We have a rotating library of questions for each competency, along with a rubric for interviewers that explains how to rate responses on a five-point scale from “outstanding” to “poor.” We also train our interviewers to conduct structured interviews, provide them with prep materials immediately before they interview a candidate, and run detailed calibration meetings using all the candidate data we’ve gathered throughout the recruiting process to ensure that certain interviewers aren’t introducing grade inflation (or deflation). We’re experimenting with prehire assessment tests to be paired with these interviews; we already offer a technical coding and math exam for applicants to our engineering organization.

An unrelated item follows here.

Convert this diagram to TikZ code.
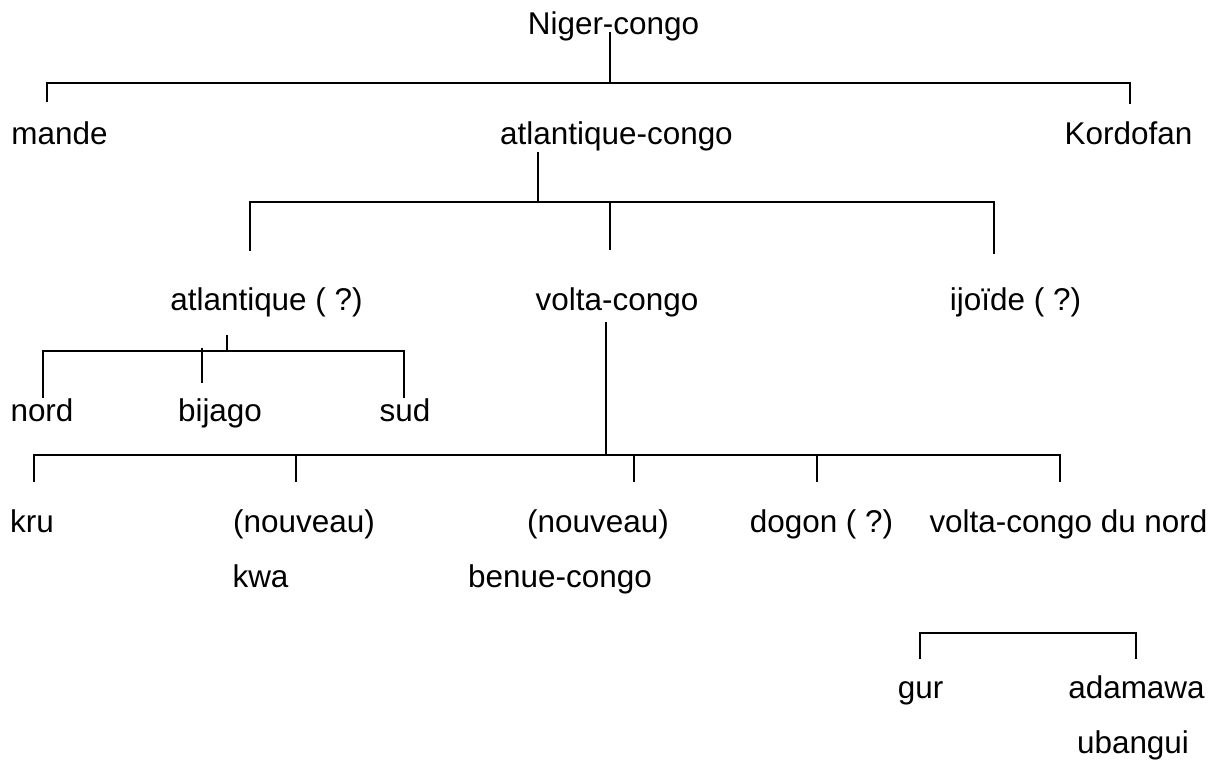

We decided not to pilot these changes and instead rolled them out en masse, because we realized that buy-in would come from being able to show results quickly—and because we know that no process is perfect. Indeed, what I love most about our new approach is that we’ve turned our recruiting department into a laboratory for continuous learning and refinement. With more than 50,000 candidate video recordings, we’re now sitting on a treasure trove of data that will help us conduct insightful analyses and answer questions necessary to run our business: Are we measuring the right competencies? Should some be weighted more heavily than others? What about the candidates’ backgrounds? Which interviewers are most effective? Does a top-ranked student at a state school create more value for us than an average student from the Ivy League? We already have indications that students recruited from the new schools in our pool perform just as well as students from our traditional ones—and in some cases are more likely to stay longer at the firm.

What’s next for our recruiting efforts? We receive almost 500,000 applications each year. From this pool we hire approximately 3%. We believe that many of the other 97% could be very successful at Goldman Sachs. As a result, picking the right 3% is less about just the individual and increasingly about matching the right person to the right role. That match may be made straight out of college or years later. We’re experimenting with résumé-reading algorithms that will help candidates identify the business departments best suited to their skills and interests. We’re looking at how virtual reality might help us better educate students about working in our offices and in our industry. And we’re evaluating various tools and tests to bring even more data into the hiring decision process. Can I imagine a future in which companies rely exclusively on machines and algorithms to rate résumés and interviews? Maybe, for some. But I don’t see us ever eliminating the human element at Goldman Sachs; it’s too deeply embedded in our culture, in the work we do, and in what we believe drives success.

I’m excited to see where this journey takes us. Our 2019 campus class is shaping up to be the most diverse ever—and it’s composed entirely of people who were selected through rigorous, objective assessments. There’s no way we aren’t better off as a result.


Dane E. Holmes is the global head of human capital management at Goldman Sachs.